Halloween
- David Gordon Green
- Andi Matichak, James Jude Courtney, Jamie Lee Curtis, Judy Greer
- Horror
- Stati Uniti
- 18 October 2018
Recensione
Singolare operazione quella condotta, con benedizione e partitura di John Carpenter, dal quantomeno eclettico David Gordon Green, uno capace di spaziare con disinvoltura da commedie pecorecce come Strafumati e Lo spaventapassere a drammi attentamente strutturati quali Joe e Stronger, tanto per limitarci ai titoli distribuiti da noi (altrimenti si potrebbero aggiungere alla prima categoria Sua Maestà e alla seconda Manglehorn), alternando tanto i toni quanto i risultati.
Tracciando quasi un universo alternativo degno delle migliori saghe a fumetti, si trattava di ignorare fieramente i numerosi (7) sequels più o meno ufficiali appioppati nell’arco dei decenni all’originale diretto dal maestro del brivido intelligente nel 1978, nonché il dittico di Rob Zombie (2007-09) che provava a scoprire le radici del silente e camuffato assassino, “distillato” del male, e ricollegarsi a bomba proprio al film di un quarantennio fa.
Dunque niente sopravvenute morti dei personaggi principali (vedi il “celebrativo” 20 anni dopo e il forzato La resurrezione), bensì un temerario rilancio degli stessi, non per niente interpretati ancora da Jamie Lee Curtis e – dietro la raggelante maschera modificata del Capitano Kirk di Star Trek (quanti lo sanno?) – Nick Castle, frattanto specializzatosi nella regia (Giochi stellari, Dennis la Minaccia).
E niente parentele posticce tra di loro! Quindi. Ritroviamo Laurie, anziana ed emarginata, traumatizzata dai delitti che segnarono la sua giovinezza, blindata nella sua casetta di campagna, detestata per le sue manie dalla figlia Karen (Judy Greer) e benvoluta dalla nipote Allyson (Andi Matichak).

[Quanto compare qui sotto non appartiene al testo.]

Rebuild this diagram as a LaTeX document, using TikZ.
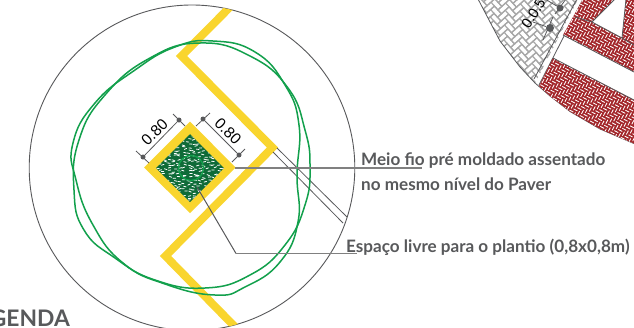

Da tempo la donna si prepara a riaffrontare Michael Myers, ricoverato da quel dì in un manicomio criminale dal quale, ne è certa, presto o tardi fuggirà.
Così accade: il possente e inarrestabile killer, “ri-innescato” dalla visita di una coppia di giornalisti decerebrati (Rhian Rees e Jefferson Hall), scappa con facilità in occasione del suo trasferimento definitivo in un carcere di massima sicurezza e, nonostante non sia più un giovanotto, scatena di nuovo tutta la sua furia omicida.
Il problema sta appunto qua: a Michael all’inizio vengono attribuiti cinque omicidi, scelleratamente moltiplicati nel corso della trama.
Anche la figura dell’esaltato “erede” del dr. Loomis, il dr. Sartain (impersonato nientemeno che dal turco Haluk Bilginer, protagonista de Il regno d’inverno) è un po’ sopra le righe.
Nulla di davvero grave, comunque. Il tentativo di aggiornamento (pure con raccapricci supplementari) di un classico seminale (che a qualcuno perciò appare erroneamente datato), peraltro riproposto in sala nei giorni scorsi, sta riscuotendo il favore del pubblico (già si parla di un ulteriore seguito).
Con piccoli, simpatici espedienti (lo stile dei titoli di testa, alcune inquadrature volutamente copiate) che aiutano a conseguire l’obiettivo.